Unnamed: 0,x,category,y
0,0,0,-0.682203
1,1,0,9.03367
2,2,0,8.911399
3,3,0,2.345571
4,4,0,3.408391


# Benchmark: Training with In-Fold Generated Mean

In [7]:
encoding_df = train_df \
    .groupby('category', as_index=False) \
    .agg({'y': np.mean}) \
    .rename(columns={'y': 'infold_mean'})

In [8]:
def get_target_and_features(df: pd.DataFrame) -> Tuple[pd.DataFrame]:
    merged_df = df.merge(encoding_df, on='category')
    X = merged_df[['x', 'infold_mean']]
    y = merged_df['y']
    return X, y

In [9]:
X_train, y_train = get_target_and_features(train_df)
X_test, y_test = get_target_and_features(test_df)

In [10]:
rgr = LinearRegression()

In [11]:
rgr.fit(X_train, y_train)
y_hat_train = rgr.predict(X_train)
r2_score(y_train, y_hat_train)

0.42987610029007461

In [12]:
y_hat = rgr.predict(X_test)
r2_score(y_test, y_hat)

0.061377490670754042

Obviously, overfitting is detected.

# Out-of-Fold Features Estimator

In [13]:
# As of now, `dsawl.ooffg` does not support `pandas`, so add `.values` after dataframes.
X_train, y_train = train_df[['x', 'category']].values, train_df['y'].values
X_test, y_test = test_df[['x', 'category']].values, test_df['y'].values

In [14]:
ooffr = OutOfFoldFeaturesRegressor(
    LinearRegression(),  # No arguments should be passed to constructor here.
    dict(),  # If neeeded, pass arguments here as a dictionary.
    n_splits=3,  # Define how to make folds for features generation.
    shuffle=True,
    random_state=361)

Below is a wrong way to measure train error.
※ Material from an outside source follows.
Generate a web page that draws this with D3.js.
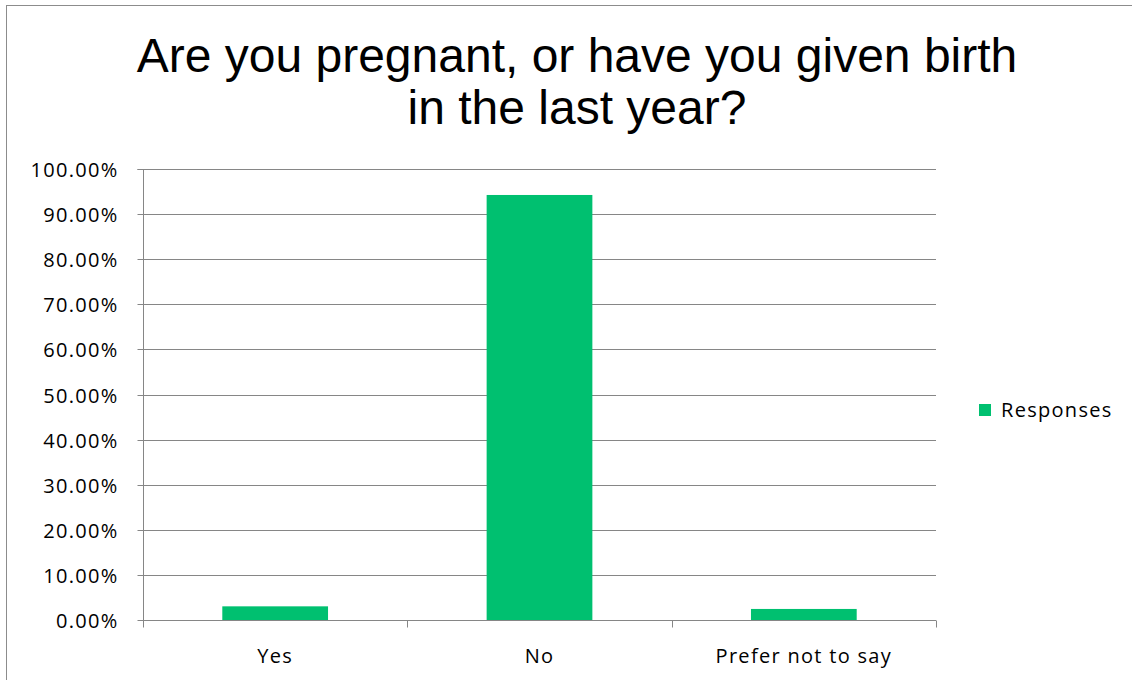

Regressor uses in-fold generated features for predictions, not the features that are used to training.

In [15]:
ooffr.fit(X_train, y_train, source_positions=[1])
y_hat_train = ooffr.predict(X_train)
r2_score(y_train, y_hat_train)

0.32858825879553122

Now, let us look at the right way to measure performance on train set. In `OutOfFoldFeaturesRegressor` and `OutOfFoldFeaturesClassifier` `fit_predict` method is not just a combination of `fit` and `predict` methods.

In [16]:
y_hat_train = ooffr.fit_predict(X_train, y_train, source_positions=[1])
r2_score(y_train, y_hat_train)

0.13534718308949856

In [17]:
ooffr.fit(X_train, y_train, source_positions=[1])
y_hat = ooffr.predict(X_test)
r2_score(y_test, y_hat)

0.13394140594498127

Thus, there is no blatant overfitting, because train set score and test set score are close to each other. Also it is appropriate to highlight that test set score is significantly higher than that of the benchmark regressor trained with in-fold generated mean.